• Requirements: The line holding "minimum width=639pt, minimum" is the last one to output; start at the first line of the data, keep every line in between exactly, and leave out pictures.
## Start Data provided
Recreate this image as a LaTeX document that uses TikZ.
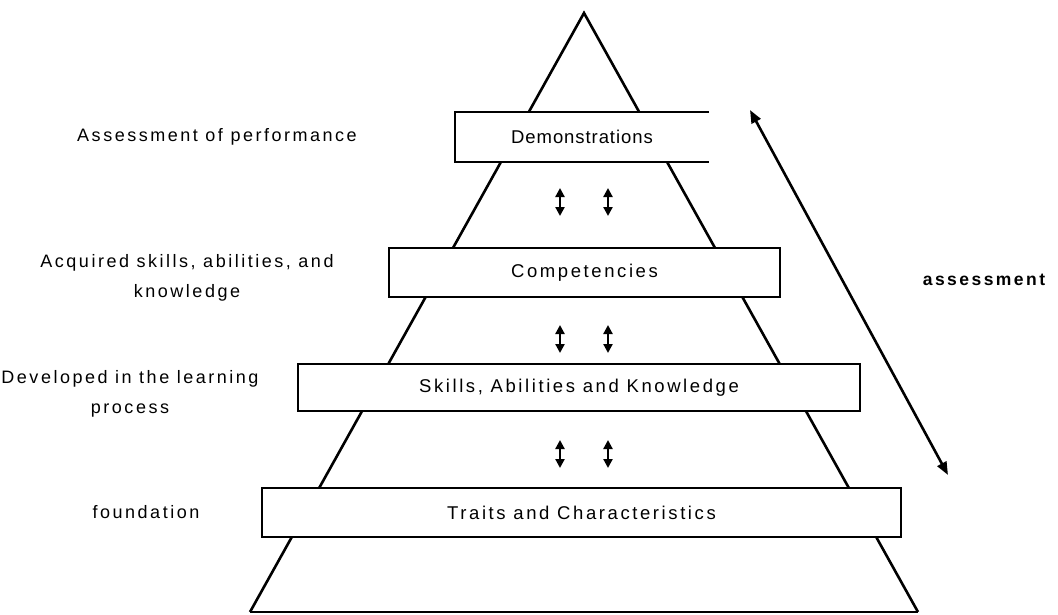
\documentclass[tikz,border=0pt]{standalone}
\usepackage{fontspec}
\setmainfont{Liberation Sans}
\usetikzlibrary{arrows.meta}
\newfontfamily\spaced[LetterSpace=14]{Liberation Sans}
\newfontfamily\tight[LetterSpace=5]{Liberation Sans}
\tikzset{
  side/.style={line width=2.6pt, line join=miter},
  base/.style={line width=1.6pt},
  tier/.style={fill=white, draw=black, line width=1.6pt, inner sep=0pt,
               font=\spaced\fontsize{18.5}{22}\selectfont},
  opentier/.style={fill=white, inner sep=0pt,
               font=\tight\fontsize{18.5}{22}\selectfont},
  label/.style={align=center, font=\spaced\fontsize{18}{30}\selectfont},
  biglabel/.style={font=\spaced\bfseries\fontsize{17.5}{21}\selectfont},
  link/.style={line width=2.2pt, {Triangle[length=9pt,width=9pt]}-{Triangle[length=9pt,width=9pt]}},
  trend/.style={line width=2.6pt, {Triangle[length=13pt,width=10pt]}-{Triangle[length=13pt,width=10pt]}}
}
\begin{document}
\begin{tikzpicture}[x=1pt,y=-1pt]
\useasboundingbox (0,0) rectangle (1058,614);
\fill[white] (0,0) rectangle (1058,614);

% pyramid outline
\coordinate (apex) at (584,13);
\coordinate (bl) at (250,612);
\coordinate (br) at (918,612);
\draw[side] (bl) -- (apex) -- (br);
\draw[base] (bl) -- (br);

% tiers
\node[opentier, minimum width=254pt, minimum height=50pt] (demo) at (582,137) {Demonstrations};
\draw[line width=1.6pt] (demo.north east) -- (demo.north west) -- (demo.south west) -- (demo.south east);
\node[tier, minimum width=391pt, minimum height=49pt] (comp) at (584.5,272.5) {Competencies};
\node[tier, minimum width=562pt, minimum height=47pt] (skill) at (579,387.5) {Skills, Abilities and Knowledge};
\node[tier, minimum width=639pt, minimum height=49pt] (trait) at (581.5,512.5) {Traits and Characteristics};

% links between tiers
\foreach \x/\n in {560/a,608/b}{
  \coordinate (\n1t) at (\x,188); \coordinate (\n1b) at (\x,216);
  \coordinate (\n2t) at (\x,325); \coordinate (\n2b) at (\x,353);
  \coordinate (\n3t) at (\x,440); \coordinate (\n3b) at (\x,468);
  \draw[link] (\n1t) -- (\n1b);
  \draw[link] (\n2t) -- (\n2b);
  \draw[link] (\n3t) -- (\n3b);
}

% side labels
\node[label] (l1) at (217,137) {Assessment of performance};
\node[label] (l2) at (187,278) {Acquired skills, abilities, and\\knowledge};
\node[label] (l3) at (130,394) {Developed in the learning\\process};
\node[label] (l4) at (146,512) {foundation};

% assessment direction
\coordinate (ttop) at (750,110);
\coordinate (tbot) at (948,475);
\draw[trend] (ttop) -- (tbot);
\node[biglabel] (al) at (984,280) {assessment};
\end{tikzpicture}
\end{document}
## End Data provided
• Full solution:
Recreate this image as a LaTeX document that uses TikZ.
\documentclass[tikz,border=0pt]{standalone}
\usepackage{fontspec}
\setmainfont{Liberation Sans}
\usetikzlibrary{arrows.meta}
\newfontfamily\spaced[LetterSpace=14]{Liberation Sans}
\newfontfamily\tight[LetterSpace=5]{Liberation Sans}
\tikzset{
  side/.style={line width=2.6pt, line join=miter},
  base/.style={line width=1.6pt},
  tier/.style={fill=white, draw=black, line width=1.6pt, inner sep=0pt,
               font=\spaced\fontsize{18.5}{22}\selectfont},
  opentier/.style={fill=white, inner sep=0pt,
               font=\tight\fontsize{18.5}{22}\selectfont},
  label/.style={align=center, font=\spaced\fontsize{18}{30}\selectfont},
  biglabel/.style={font=\spaced\bfseries\fontsize{17.5}{21}\selectfont},
  link/.style={line width=2.2pt, {Triangle[length=9pt,width=9pt]}-{Triangle[length=9pt,width=9pt]}},
  trend/.style={line width=2.6pt, {Triangle[length=13pt,width=10pt]}-{Triangle[length=13pt,width=10pt]}}
}
\begin{document}
\begin{tikzpicture}[x=1pt,y=-1pt]
\useasboundingbox (0,0) rectangle (1058,614);
\fill[white] (0,0) rectangle (1058,614);

% pyramid outline
\coordinate (apex) at (584,13);
\coordinate (bl) at (250,612);
\coordinate (br) at (918,612);
\draw[side] (bl) -- (apex) -- (br);
\draw[base] (bl) -- (br);

% tiers
\node[opentier, minimum width=254pt, minimum height=50pt] (demo) at (582,137) {Demonstrations};
\draw[line width=1.6pt] (demo.north east) -- (demo.north west) -- (demo.south west) -- (demo.south east);
\node[tier, minimum width=391pt, minimum height=49pt] (comp) at (584.5,272.5) {Competencies};
\node[tier, minimum width=562pt, minimum height=47pt] (skill) at (579,387.5) {Skills, Abilities and Knowledge};
\node[tier, minimum width=639pt, minimum height=49pt] (trait) at (581.5,512.5) {Traits and Characteristics};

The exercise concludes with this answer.